6. Sleep. Don’t Skip It.
Students love to brag about all-nighters. Don’t. There’s nothing heroic about memory decay.
Sleep is what turns revision into recall. Even during O-Level Preparation Challenges, smart students protect their sleep.
7. Fix the Environment, Not Just the Effort
You can’t focus in chaos. Your space influences your mind more than you think. Declutter your table. Turn off notifications. Keep water nearby. If your environment keeps distracting you, it’s not lack of discipline – it’s poor design. Fix the setup and your focus will follow naturally.
8. The Pomodoro Twist
Everyone knows about the Pomodoro technique. Few use it well. Try this: during your breaks, don’t touch your phone. Stretch, hydrate, look out the window. You’re not escaping study, you’re refreshing it. Those five-minute breaks are not laziness – they’re maintenance. They’ll keep you sharp longer than guilt-driven marathons ever could.
9. Motivation Won’t Save You – Systems Will
In the last stretch before O-levels, motivation dies. Systems survive. You won’t feel like studying every day. Then what? Study anyway. Small, consistent bursts build results.
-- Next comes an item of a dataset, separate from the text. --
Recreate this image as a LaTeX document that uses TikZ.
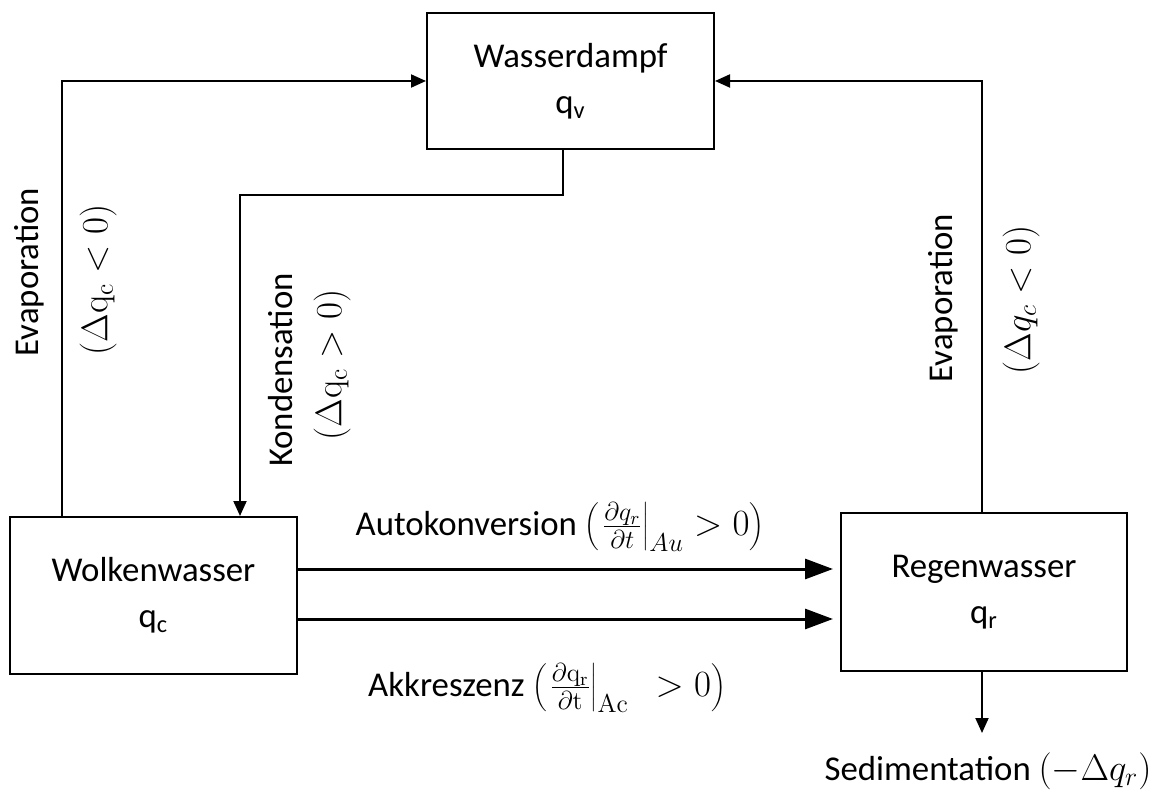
\RequirePackage{fix-cm}
\documentclass[tikz,border=0pt]{standalone}
\usepackage[no-math]{fontspec}
\setmainfont{Carlito}
\usetikzlibrary{arrows.meta}

\newcommand{\mathbig}[1]{{\fontsize{18.5}{23}\selectfont$#1$}}

\begin{document}
\begin{tikzpicture}[x=0.5pt, y=-0.5pt,
    txt/.style={font=\fontsize{17.4}{23}\selectfont},
    box/.style={txt, draw, line width=1pt, align=center, inner sep=0pt},
    flow/.style={line width=1pt, -{Triangle[length=7.5pt, width=6.5pt]}},
    bigflow/.style={line width=1.5pt, shorten >=3.5pt, -{Triangle[length=14pt, width=10pt]}}]
    \useasboundingbox (0,0) rectangle (1157,791);

    \node[box, minimum width=143.5pt, minimum height=68pt] (dampf) at (570.5,81) {Wasserdampf\\q\textsubscript{v}};
    \node[box, minimum width=143.5pt, minimum height=78.5pt] (wolken) at (153.5,595.5) {Wolkenwasser\\q\textsubscript{c}};
    \node[box, minimum width=143pt, minimum height=79pt] (regen) at (984,592) {Regenwasser\\q\textsubscript{r}};

    \coordinate (evapL) at (62,80);
    \coordinate (kondA) at (563,195);
    \coordinate (kondB) at (240,195);
    \coordinate (evapR) at (982,80);
    \coordinate (sediEnd) at (982,733);

    \draw[flow] (wolken.north -| evapL) |- (dampf.west);
    \draw[flow] (dampf.south -| kondA) -- (kondA) -- (kondB) -- (kondB |- wolken.north);
    \draw[flow] (regen.north -| evapR) |- (dampf.east);
    \draw[bigflow] (wolken.east |- 0,569) -- (regen.west |- 0,569);
    \draw[bigflow] (wolken.east |- 0,619) -- (regen.west |- 0,619);
    \draw[flow] (regen.south -| sediEnd) -- (sediEnd);

    \node[txt, rotate=90] (evapLtext) at (29,272) {Evaporation};
    \node[txt, rotate=90] (evapLmath) at (98,280) {\mathbig{(\Delta \mathrm{q_c} < 0)}};
    \node[txt, rotate=90] (kondtext) at (281,370) {Kondensation};
    \node[txt, rotate=90] (kondmath) at (332,365) {\mathbig{(\Delta \mathrm{q_c} > 0)}};
    \node[txt, rotate=90] (evapRtext) at (943,298) {Evaporation};
    \node[txt, rotate=90] (evapRmath) at (1021,300) {\mathbig{(\Delta q_c < 0)}};

    \node[txt] (autotext) at (560,527) {Autokonversion \mathbig{\left(\left.\frac{\partial q_r}{\partial t}\right|_{Au} > 0\right)}};
    \node[txt] (akktext) at (547,688) {Akkreszenz \mathbig{\left(\left.\frac{\partial \mathrm{q_r}}{\partial \mathrm{t}}\right|_{\mathrm{Ac}}\;\, > 0\right)}};
    \node[txt] (seditext) at (988,771) {Sedimentation \mathbig{(-\Delta q_r)}};
\end{tikzpicture}
\end{document}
Set specific, achievable goals. “Revise three Chemistry chapters” can beat “Study Chemistry.”
And track what’s done – ticking boxes gives your brain that tiny shot of dopamine it craves.
10. For the parents
If you’re a parent, you’ve seen it: your child’s nerves tightening before O-levels. The fatigue. The late nights. The fear. Here’s how to actually help. Stop lecturing. Knowing how to help your child tackle the O-Level preparation challenges is about empathy, not micromanagement. Provide snacks. Check if they slept. Encourage short breaks. Believe in them and show it!
11. Group study with friends
Group study can be a disaster or a miracle. Choose wisely. If your “study buddy” is just someone to have fun with, don’t. But the right friendcan quiz you, explain tough questions andmake revision feel less isolating.Teach each other. Debate answers. Learning multiplies when it’s shared.
12. The Final 48 Hours
In the last two days, stop chasing perfection. It’s gone. Focus on clarity. Go through key formulas, definitions, essay outlines. Don’t learn – review. One of the smartest O-Level exam preparation tips is this: your goal is not to study more but to panic less. Confidence matters more than cramming.
13. The Morning of the Exam
Eat breakfast. Pack everything the night before. Leave early. Don’t talk to other nervous students outside the exam hall. Smile. Breathe. Remind yourself, you’ve learned enough.
Final Thought
The O-Level exams are not a measure of your worth. They’re a snapshot – one moment in a much longer story. Sure, it’s stressful. O-Level Preparation Challenges are real. But stress doesn’t have to win. Use smart study techniques for exams, keep perspective and remember: your best effort counts more than the final grade.
In the end, the students who perform best aren’t the ones who knew everything. They’re the ones who stayed calm enough to remember what they knew.